**Extracted data:**
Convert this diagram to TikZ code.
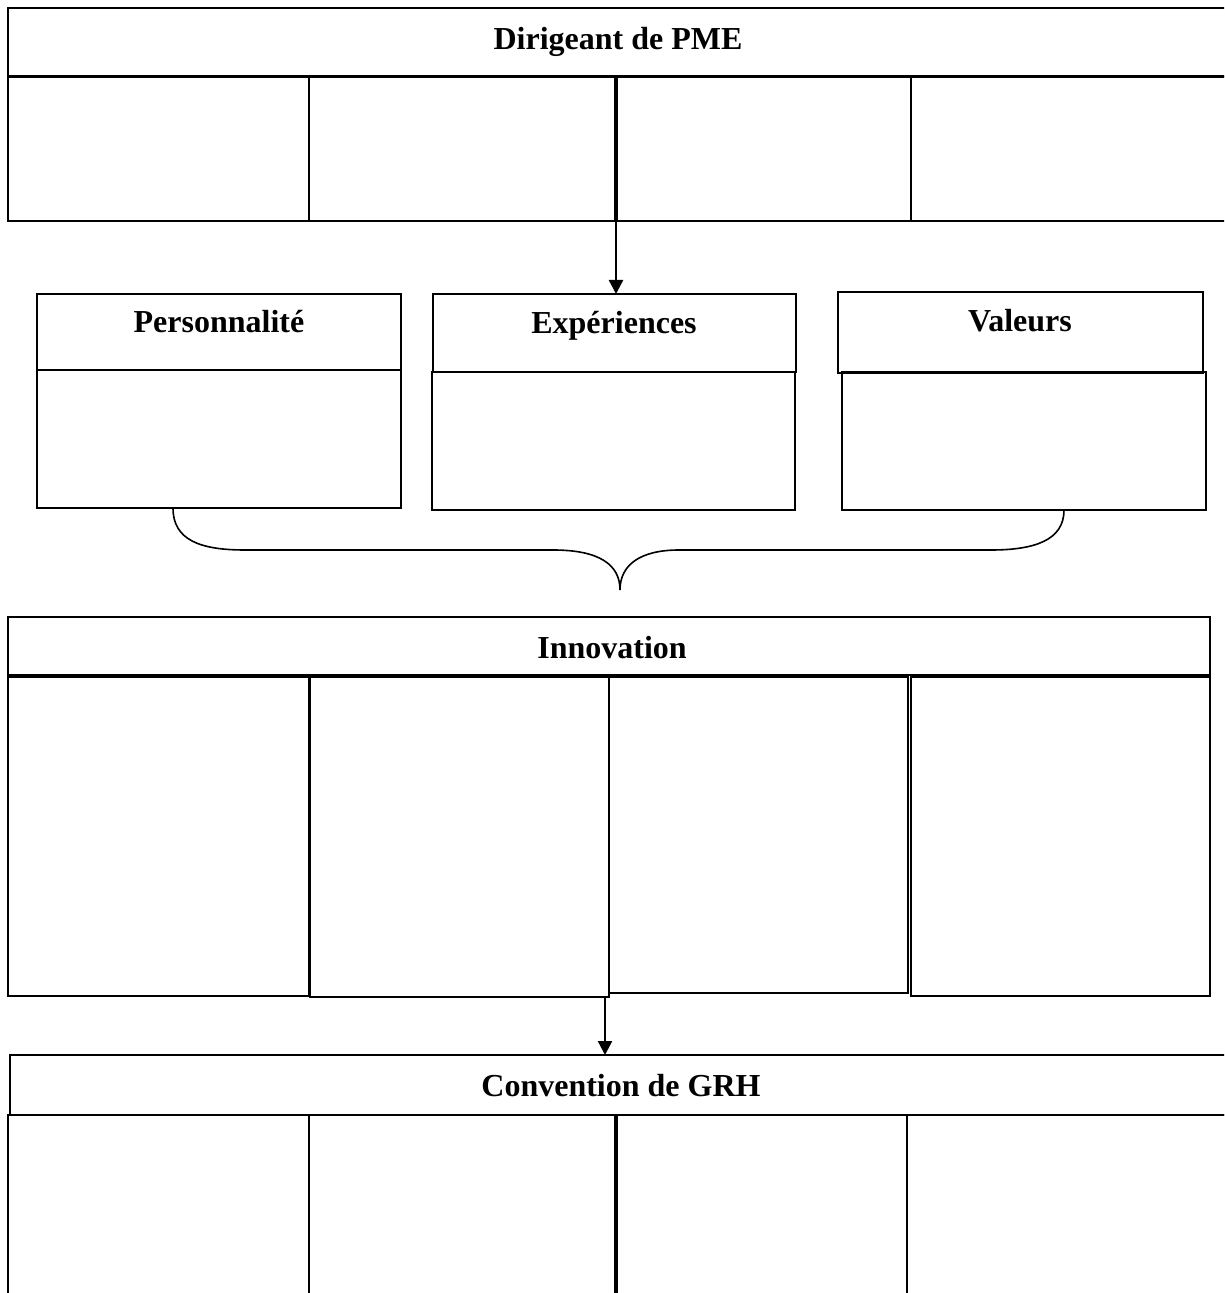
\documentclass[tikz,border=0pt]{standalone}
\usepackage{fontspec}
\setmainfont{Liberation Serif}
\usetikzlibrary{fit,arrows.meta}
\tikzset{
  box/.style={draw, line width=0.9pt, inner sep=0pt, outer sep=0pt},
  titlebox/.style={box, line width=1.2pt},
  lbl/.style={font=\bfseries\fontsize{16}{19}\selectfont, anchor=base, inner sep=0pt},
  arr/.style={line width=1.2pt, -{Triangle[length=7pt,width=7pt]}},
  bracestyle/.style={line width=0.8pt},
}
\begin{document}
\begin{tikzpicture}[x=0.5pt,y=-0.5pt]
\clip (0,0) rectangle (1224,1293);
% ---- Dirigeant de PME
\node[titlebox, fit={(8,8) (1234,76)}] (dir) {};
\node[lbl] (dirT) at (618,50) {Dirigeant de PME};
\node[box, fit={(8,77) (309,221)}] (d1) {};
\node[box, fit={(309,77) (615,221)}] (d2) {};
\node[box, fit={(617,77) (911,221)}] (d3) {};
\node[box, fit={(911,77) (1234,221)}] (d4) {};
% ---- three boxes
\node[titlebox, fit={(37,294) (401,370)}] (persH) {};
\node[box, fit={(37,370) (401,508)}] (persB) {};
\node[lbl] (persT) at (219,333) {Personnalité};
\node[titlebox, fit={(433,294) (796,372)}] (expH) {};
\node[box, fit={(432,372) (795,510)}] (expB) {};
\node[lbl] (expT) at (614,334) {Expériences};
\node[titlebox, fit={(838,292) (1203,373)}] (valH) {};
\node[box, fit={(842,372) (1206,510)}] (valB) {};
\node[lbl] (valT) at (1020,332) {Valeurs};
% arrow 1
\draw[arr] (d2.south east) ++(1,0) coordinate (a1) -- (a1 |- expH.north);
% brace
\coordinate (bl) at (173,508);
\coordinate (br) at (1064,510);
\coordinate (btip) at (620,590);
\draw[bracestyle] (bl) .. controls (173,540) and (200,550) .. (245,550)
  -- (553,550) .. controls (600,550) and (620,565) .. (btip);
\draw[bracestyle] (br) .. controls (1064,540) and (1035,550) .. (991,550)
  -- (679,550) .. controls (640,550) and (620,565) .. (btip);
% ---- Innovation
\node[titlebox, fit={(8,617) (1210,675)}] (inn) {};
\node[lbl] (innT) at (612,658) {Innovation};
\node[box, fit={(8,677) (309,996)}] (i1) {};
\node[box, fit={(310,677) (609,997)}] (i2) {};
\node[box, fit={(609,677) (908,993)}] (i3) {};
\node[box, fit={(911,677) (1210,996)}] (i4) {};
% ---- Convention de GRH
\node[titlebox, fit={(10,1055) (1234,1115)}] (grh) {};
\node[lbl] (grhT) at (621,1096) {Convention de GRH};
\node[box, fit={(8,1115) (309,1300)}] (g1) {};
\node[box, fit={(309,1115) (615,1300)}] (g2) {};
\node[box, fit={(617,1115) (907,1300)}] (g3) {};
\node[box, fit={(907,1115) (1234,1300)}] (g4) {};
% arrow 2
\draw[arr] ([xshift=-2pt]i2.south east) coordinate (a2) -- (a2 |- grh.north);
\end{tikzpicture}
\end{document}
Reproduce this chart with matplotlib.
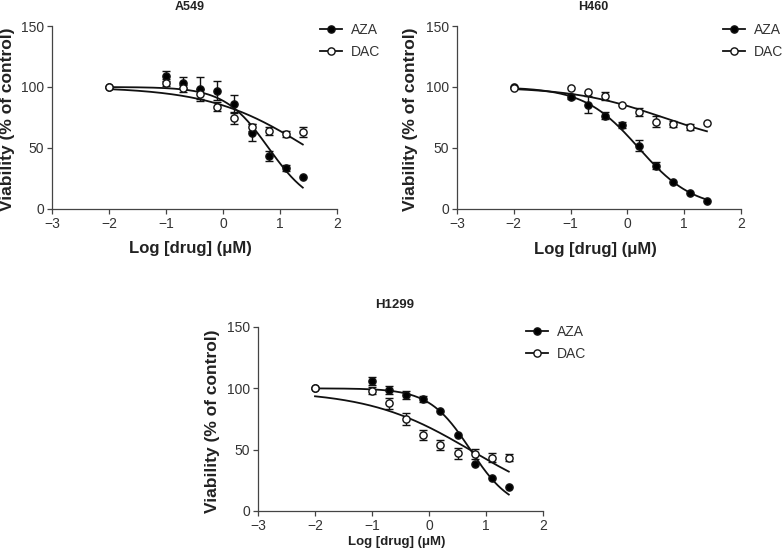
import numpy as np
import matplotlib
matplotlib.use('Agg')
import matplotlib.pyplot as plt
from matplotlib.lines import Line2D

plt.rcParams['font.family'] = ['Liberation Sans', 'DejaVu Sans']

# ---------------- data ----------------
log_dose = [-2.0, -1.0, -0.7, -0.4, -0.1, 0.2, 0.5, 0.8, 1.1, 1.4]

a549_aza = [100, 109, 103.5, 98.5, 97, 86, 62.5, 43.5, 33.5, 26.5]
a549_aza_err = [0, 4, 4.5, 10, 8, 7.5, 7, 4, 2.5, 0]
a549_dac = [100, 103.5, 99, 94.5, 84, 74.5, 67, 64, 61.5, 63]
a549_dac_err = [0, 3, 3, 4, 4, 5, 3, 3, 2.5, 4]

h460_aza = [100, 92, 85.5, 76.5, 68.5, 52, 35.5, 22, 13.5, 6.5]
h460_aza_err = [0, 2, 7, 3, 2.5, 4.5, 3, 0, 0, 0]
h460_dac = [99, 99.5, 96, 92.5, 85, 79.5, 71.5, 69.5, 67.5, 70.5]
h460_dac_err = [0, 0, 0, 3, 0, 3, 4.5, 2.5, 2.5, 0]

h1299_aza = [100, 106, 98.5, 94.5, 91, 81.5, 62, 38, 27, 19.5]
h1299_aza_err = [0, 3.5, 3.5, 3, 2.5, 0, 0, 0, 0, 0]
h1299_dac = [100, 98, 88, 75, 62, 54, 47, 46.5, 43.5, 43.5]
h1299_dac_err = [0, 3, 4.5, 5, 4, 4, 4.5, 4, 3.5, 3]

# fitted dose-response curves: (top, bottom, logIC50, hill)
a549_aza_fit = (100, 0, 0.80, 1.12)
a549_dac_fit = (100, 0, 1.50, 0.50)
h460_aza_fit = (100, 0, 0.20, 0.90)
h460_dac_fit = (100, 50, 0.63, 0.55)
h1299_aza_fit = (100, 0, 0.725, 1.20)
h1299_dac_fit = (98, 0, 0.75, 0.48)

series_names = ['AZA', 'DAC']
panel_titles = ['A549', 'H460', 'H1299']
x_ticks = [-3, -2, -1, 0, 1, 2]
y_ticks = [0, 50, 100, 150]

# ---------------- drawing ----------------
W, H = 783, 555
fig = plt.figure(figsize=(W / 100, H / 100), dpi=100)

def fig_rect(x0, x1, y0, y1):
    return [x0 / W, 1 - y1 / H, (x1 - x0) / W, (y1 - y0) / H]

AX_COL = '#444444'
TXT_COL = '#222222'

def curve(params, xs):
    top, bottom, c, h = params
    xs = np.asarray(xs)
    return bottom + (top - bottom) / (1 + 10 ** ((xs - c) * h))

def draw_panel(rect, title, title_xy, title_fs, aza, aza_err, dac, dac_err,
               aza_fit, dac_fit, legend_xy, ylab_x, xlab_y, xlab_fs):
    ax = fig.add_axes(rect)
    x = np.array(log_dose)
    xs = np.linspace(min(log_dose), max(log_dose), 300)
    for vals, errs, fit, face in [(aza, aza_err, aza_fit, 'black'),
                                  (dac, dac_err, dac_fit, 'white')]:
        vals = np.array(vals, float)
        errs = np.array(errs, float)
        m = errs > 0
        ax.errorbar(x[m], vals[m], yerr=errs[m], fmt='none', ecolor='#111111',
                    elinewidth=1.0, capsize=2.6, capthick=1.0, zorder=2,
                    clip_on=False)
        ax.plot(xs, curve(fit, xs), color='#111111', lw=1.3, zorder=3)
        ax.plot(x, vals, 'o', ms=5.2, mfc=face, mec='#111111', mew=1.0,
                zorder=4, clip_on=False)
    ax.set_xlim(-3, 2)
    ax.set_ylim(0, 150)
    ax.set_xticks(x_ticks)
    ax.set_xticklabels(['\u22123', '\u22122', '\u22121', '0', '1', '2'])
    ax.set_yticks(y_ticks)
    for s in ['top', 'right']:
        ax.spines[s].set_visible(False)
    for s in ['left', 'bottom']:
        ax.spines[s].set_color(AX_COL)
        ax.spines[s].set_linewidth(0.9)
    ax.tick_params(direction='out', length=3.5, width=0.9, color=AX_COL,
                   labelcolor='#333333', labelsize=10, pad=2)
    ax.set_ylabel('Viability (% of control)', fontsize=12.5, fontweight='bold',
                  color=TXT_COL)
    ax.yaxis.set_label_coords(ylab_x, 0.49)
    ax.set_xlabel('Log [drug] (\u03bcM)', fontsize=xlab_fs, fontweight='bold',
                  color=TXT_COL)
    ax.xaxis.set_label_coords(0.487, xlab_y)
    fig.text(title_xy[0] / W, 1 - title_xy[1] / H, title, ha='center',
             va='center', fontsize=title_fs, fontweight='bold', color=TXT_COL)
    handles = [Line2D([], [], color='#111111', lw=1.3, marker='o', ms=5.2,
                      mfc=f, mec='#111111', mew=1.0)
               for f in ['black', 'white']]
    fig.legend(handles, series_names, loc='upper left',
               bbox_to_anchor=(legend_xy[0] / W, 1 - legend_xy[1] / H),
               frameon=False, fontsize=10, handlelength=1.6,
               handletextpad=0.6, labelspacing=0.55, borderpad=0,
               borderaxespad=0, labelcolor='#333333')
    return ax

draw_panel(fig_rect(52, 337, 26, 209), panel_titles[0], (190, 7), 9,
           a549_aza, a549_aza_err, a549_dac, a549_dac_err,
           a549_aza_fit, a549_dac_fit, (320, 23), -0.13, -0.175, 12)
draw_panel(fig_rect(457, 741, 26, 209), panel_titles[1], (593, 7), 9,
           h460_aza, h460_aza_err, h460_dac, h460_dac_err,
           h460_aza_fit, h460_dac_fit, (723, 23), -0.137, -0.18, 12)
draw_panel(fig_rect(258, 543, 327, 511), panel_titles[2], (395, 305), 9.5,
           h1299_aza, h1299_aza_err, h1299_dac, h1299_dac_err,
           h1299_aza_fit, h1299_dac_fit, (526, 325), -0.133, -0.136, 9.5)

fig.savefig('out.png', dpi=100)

**What to do:**
From the material given, work out how many lines hold the string "matplotlib"; state that number and nothing further.

**Solution for this task:**
5